* begin EXTRACTED RECORDS *
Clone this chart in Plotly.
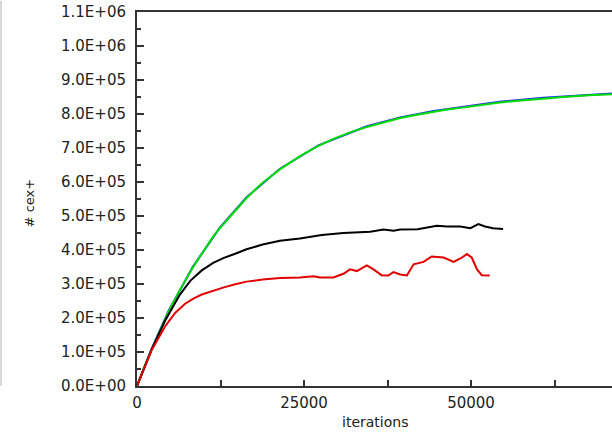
import plotly.graph_objects as go

# iterations / values
green_x = [0, 1000, 2200, 3500, 4700, 6400, 8400, 10000, 11400, 12400, 14500, 16400, 18800, 21400,
           24400, 27150, 29400, 31900, 34400, 36900, 39400, 41900, 44400, 46400, 48400, 51300,
           54300, 57500, 60800, 64300, 67600, 71100]
green_y = [0, 52000, 108000, 168000, 218000, 282000, 350000, 398000, 440000, 464000, 512000, 553000,
           598000, 637000, 676000, 706000, 727000, 746000, 762000, 776000, 788000, 798000, 807000,
           813000, 818000, 826000, 834000, 840000, 846000, 851000, 855000, 858000]
blue_x = [0, 2200, 4700, 8400, 12400, 16400, 21400, 27150, 34400, 39400, 44400, 48400, 54300,
          60800, 67600, 71100]
blue_y = [0, 110000, 220000, 352000, 466000, 555000, 639000, 708000, 764000, 790000, 809000,
          820000, 836000, 848000, 856000, 860000]
black_x = [0, 2200, 4200, 5200, 6400, 8000, 9700, 11400, 13000, 14700, 16400, 18800, 21400, 24400,
           25400, 27650, 30900, 34900, 36900, 38400, 39400, 42000, 44900, 46400, 48400, 49900,
           51100, 52100, 53300, 54800]
black_y = [0, 108000, 192000, 225000, 268000, 310000, 340000, 362000, 377000, 389000, 402000,
           416000, 427000, 434000, 437000, 444000, 450000, 454000, 460000, 457000, 460000, 461000,
           471000, 469000, 469000, 464000, 476000, 469000, 464000, 462000]
red_x = [0, 2200, 4200, 5700, 7200, 8500, 9700, 11400, 13000, 14700, 16400, 18800, 21400, 24400,
         26400, 27400, 29400, 30900, 31900, 32900, 34400, 35400, 36600, 37600, 38400, 39400, 40400,
         41400, 42900, 44100, 45900, 47400, 48400, 49400, 50100, 50900, 51600, 52800]
red_y = [0, 106000, 175000, 215000, 242000, 258000, 269000, 281000, 290000, 299000, 307000, 313000,
         318000, 319000, 323000, 319000, 319000, 330000, 343000, 338000, 355000, 343000, 326000,
         325000, 335000, 328000, 325000, 358000, 365000, 381000, 378000, 365000, 375000, 388000,
         378000, 343000, 326000, 325000]

y_tickvals = [0, 100000, 200000, 300000, 400000, 500000, 600000, 700000, 800000, 900000, 1000000, 1100000]
y_ticktext = ["0.0E+00", "1.0E+05", "2.0E+05", "3.0E+05", "4.0E+05", "5.0E+05", "6.0E+05",
              "7.0E+05", "8.0E+05", "9.0E+05", "1.0E+06", "1.1E+06"]
x_tickvals = [0, 25000, 50000]
x_ticktext = ["0", "25000", "50000"]

FONT = "DejaVu Sans"
fig = go.Figure()
fig.add_trace(go.Scatter(x=blue_x, y=blue_y, mode="lines", line=dict(color="#2a2aff", width=2)))
fig.add_trace(go.Scatter(x=green_x, y=green_y, mode="lines", line=dict(color="#00dd00", width=2)))
fig.add_trace(go.Scatter(x=black_x, y=black_y, mode="lines", line=dict(color="#000000", width=2)))
fig.add_trace(go.Scatter(x=red_x, y=red_y, mode="lines", line=dict(color="#e00000", width=2)))

fig.update_layout(
    width=612, height=432,
    margin=dict(l=137, r=0, t=12, b=46),
    paper_bgcolor="white", plot_bgcolor="white",
    showlegend=False,
    font=dict(family=FONT, size=14, color="#222222"),
    xaxis=dict(range=[0, 71100], showgrid=False, zeroline=False,
               showline=True, linecolor="#333333", linewidth=2, mirror=True,
               tickvals=x_tickvals, ticktext=x_ticktext, ticks="inside", ticklen=6,
               tickwidth=2, tickcolor="#333333",
               minor=dict(tickvals=[12500, 37500, 62500], ticks="inside", ticklen=6,
                          tickwidth=2, tickcolor="#333333"),
               tickfont=dict(family=FONT, size=15), ticklabelstandoff=2),
    yaxis=dict(range=[0, 1100000], showgrid=False, zeroline=False,
               showline=True, linecolor="#333333", linewidth=2,
               tickvals=y_tickvals, ticktext=y_ticktext, ticks="inside", ticklen=7,
               tickwidth=2, tickcolor="#333333",
               minor=dict(dtick=50000, ticks="inside", ticklen=4, tickwidth=1.5,
                          tickcolor="#333333"),
               tickfont=dict(family=FONT, size=15), ticklabelstandoff=6),
    annotations=[
        dict(text="iterations", xref="paper", yref="paper", x=0.5, y=-0.095,
             xanchor="center", yanchor="middle", showarrow=False,
             font=dict(family=FONT, size=14, color="#222222")),
        dict(text="# cex+", xref="paper", yref="paper", x=-0.226, y=0.49,
             xanchor="center", yanchor="middle", showarrow=False, textangle=-90,
             font=dict(family=FONT, size=13, color="#222222")),
    ],
    shapes=[dict(type="line", xref="paper", yref="paper", x0=-0.2863, x1=-0.2863,
                 y0=0.0, y1=1.03, line=dict(color="#d8d8d8", width=2))],
)

fig.write_html("out.html")
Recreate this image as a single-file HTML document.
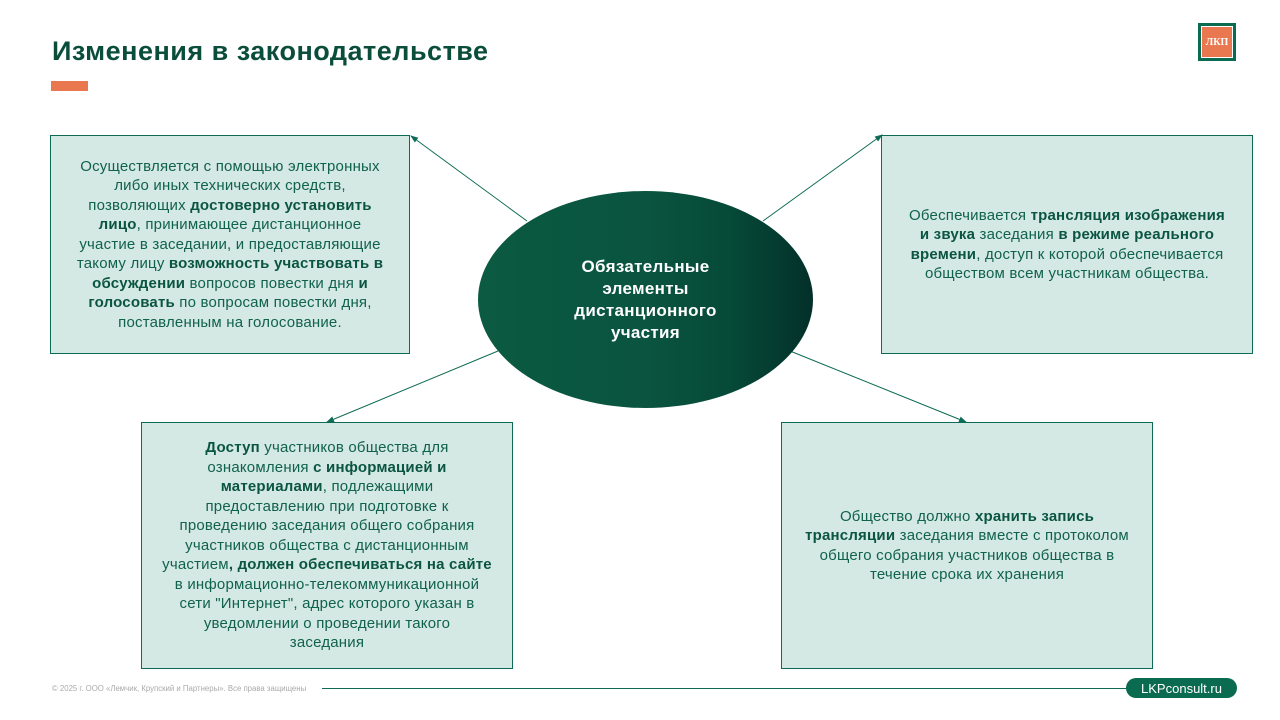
<!DOCTYPE html>
<html><head><meta charset="utf-8"><style>
*{margin:0;padding:0;box-sizing:border-box}
body{width:1280px;height:720px;background:#fff;position:relative;overflow:hidden;font-family:"Liberation Sans","DejaVu Sans",sans-serif}
.title{position:absolute;left:52px;top:36px;font-size:27px;font-weight:bold;color:#0a4d3a;white-space:nowrap;letter-spacing:0.5px}
.bar{position:absolute;left:51px;top:81px;width:37px;height:10px;background:#e9774f}
.box{position:absolute;background:#d4e8e4;border:1px solid #0e6b55;display:flex;align-items:center;justify-content:center;text-align:center;color:#10624b;font-size:15px;line-height:19.5px;white-space:nowrap;letter-spacing:0.2px}
.box b{color:#0a5540}
.ell{position:absolute;left:478px;top:191px;width:335px;height:217px;border-radius:50%;background:linear-gradient(90deg,#0b5a41 0%,#0a5440 50%,#064a38 75%,#03302a 100%);display:flex;align-items:center;justify-content:center;color:#fff;font-weight:bold;font-size:17px;line-height:22px;text-align:center;letter-spacing:0.3px}
.logo{position:absolute;left:1198px;top:23px;width:38px;height:38px;background:#0a6b50;padding:3px}
.logo div{width:100%;height:100%;background:#fff;padding:1px}
.logo span{display:flex;width:100%;height:100%;background:#e9774f;color:#fff;font-size:10px;font-weight:bold;align-items:center;justify-content:center;font-family:"Liberation Serif",serif}
.foot{position:absolute;left:52px;top:684px;font-size:7.8px;color:#aaa;white-space:nowrap}
.fline{position:absolute;left:322px;top:688px;width:810px;height:1px;background:#0e6b55}
.pill{position:absolute;left:1126px;top:678px;width:111px;height:20px;border-radius:10px;background:#0a6b50;color:#fff;font-size:13px;display:flex;align-items:center;justify-content:center}
</style></head><body>
<div class="title">Изменения в законодательстве</div>
<div class="bar"></div>
<div class="logo"><div><span>ЛКП</span></div></div>

<svg style="position:absolute;left:0;top:0" width="1280" height="720">
<defs><marker id="a" markerWidth="8" markerHeight="8" refX="7" refY="4" orient="auto" markerUnits="userSpaceOnUse"><path d="M0,1 L8,4 L0,7z" fill="#0e6b55"/></marker></defs>
<g stroke="#0e6b55" stroke-width="1" fill="none">
<line x1="527" y1="221" x2="411" y2="136" marker-end="url(#a)"/>
<line x1="763" y1="221" x2="882" y2="135" marker-end="url(#a)"/>
<line x1="498" y1="351" x2="327" y2="422" marker-end="url(#a)"/>
<line x1="790" y1="351" x2="966" y2="422" marker-end="url(#a)"/>
</g></svg>

<div class="box" style="left:50px;top:135px;width:360px;height:219px"><div>Осуществляется с помощью электронных<br>либо иных технических средств,<br>позволяющих <b>достоверно установить<br>лицо</b>, принимающее дистанционное<br>участие в заседании, и предоставляющие<br>такому лицу <b>возможность участвовать в<br>обсуждении</b> вопросов повестки дня <b>и<br>голосовать</b> по вопросам повестки дня,<br>поставленным на голосование.</div></div>

<div class="box" style="left:881px;top:135px;width:372px;height:219px"><div>Обеспечивается <b>трансляция изображения<br>и звука</b> заседания <b>в режиме реального<br>времени</b>, доступ к которой обеспечивается<br>обществом всем участникам общества.</div></div>

<div class="box" style="left:141px;top:422px;width:372px;height:247px"><div><b>Доступ</b> участников общества для<br>ознакомления <b>с информацией и<br>материалами</b>, подлежащими<br>предоставлению при подготовке к<br>проведению заседания общего собрания<br>участников общества с дистанционным<br>участием<b>, должен обеспечиваться на сайте</b><br>в информационно-телекоммуникационной<br>сети "Интернет", адрес которого указан в<br>уведомлении о проведении такого<br>заседания</div></div>

<div class="box" style="left:781px;top:422px;width:372px;height:247px"><div>Общество должно <b>хранить запись<br>трансляции</b> заседания вместе с протоколом<br>общего собрания участников общества в<br>течение срока их хранения</div></div>

<div class="ell"><div>Обязательные<br>элементы<br>дистанционного<br>участия</div></div>

<div class="foot">© 2025 г. ООО «Лемчик, Крупский и Партнеры». Все права защищены</div>
<div class="fline"></div>
<div class="pill">LKPconsult.ru</div>
</body></html>
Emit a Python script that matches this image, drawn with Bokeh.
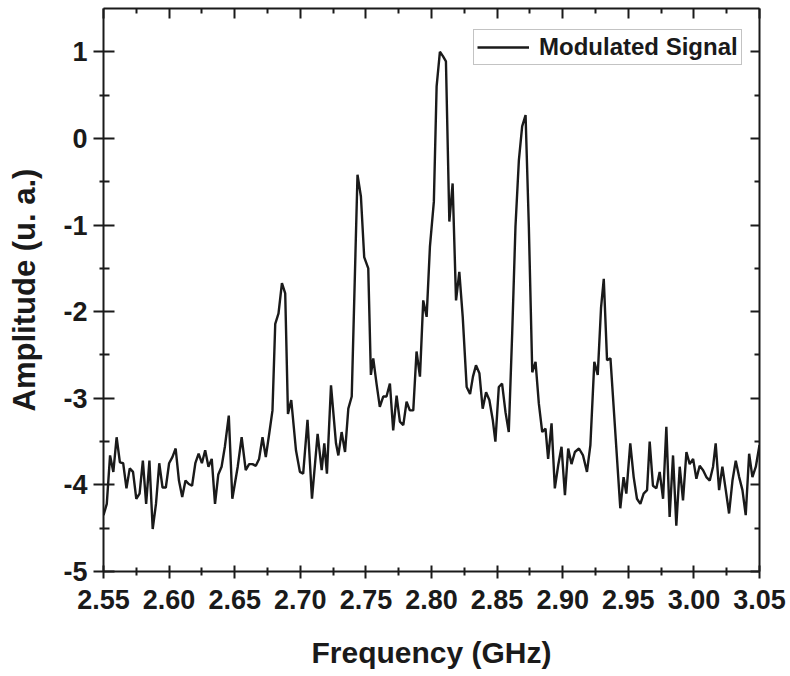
* end EXTRACTED RECORDS *
■ REQUIREMENT
Starting with the first line of the data above and ending with the line containing "import plotly.graph_objects as go", please restate every line exactly, leaving images out.

■ FULL RESPONSE
Clone this chart in Plotly.
import plotly.graph_objects as go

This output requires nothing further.